# Safari : lire les mots de passe en clair???



## dodobis (2 Juin 2004)

Safari et le logage automatique, c'est bien joli mais je ne sait plus comment faire pour retrouver mes mots de passe en clair quand c'est nécessaire pour se reconnecter à un forum en cas de modif de configuration ou quand il me faut me connecter depuis un autre Mac (ou PC).
Existe-t-il une fonction permettant de lire ces infos de log-in en clair dans safari; ou bien, sont-elles, en fait, intégrées dans le trousseau et comment les retrouver?


----------



## myckmack (2 Juin 2004)

Tu vas dans le Trousseau d?accès, tu choisis l'entrée qui t'intéresses et tu coches "Afficher le mot de passe".


----------



## dodobis (2 Juin 2004)

myckmack a dit:
			
		

> Tu vas dans le Trousseau d?accès, tu choisis l'entrée qui t'intéresses et tu coches "Afficher le mot de passe".


Super!
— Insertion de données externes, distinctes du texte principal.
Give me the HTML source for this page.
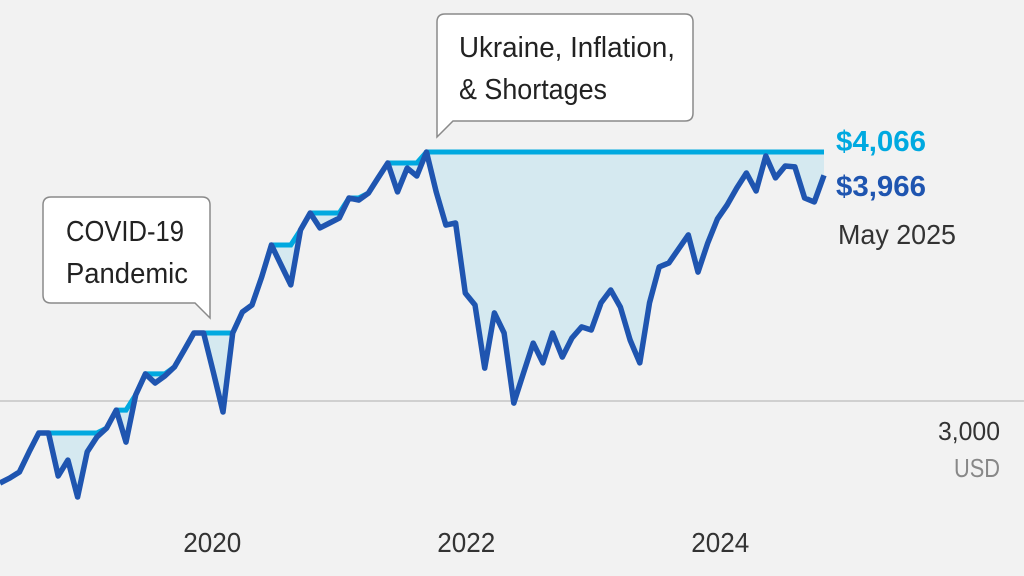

Merci!
Je ne savais pas que tout était centralisé.
Impeccable!
Merci pour cette réponse ultra rapide!


----------



## Emeric (2 Juin 2004)

dodobis a dit:
			
		

> Super! Merci!



Pareil, c'est le genre d'infos qui peut sauver la vie!   

Merci again!


----------



## myckmack (3 Juin 2004)




----------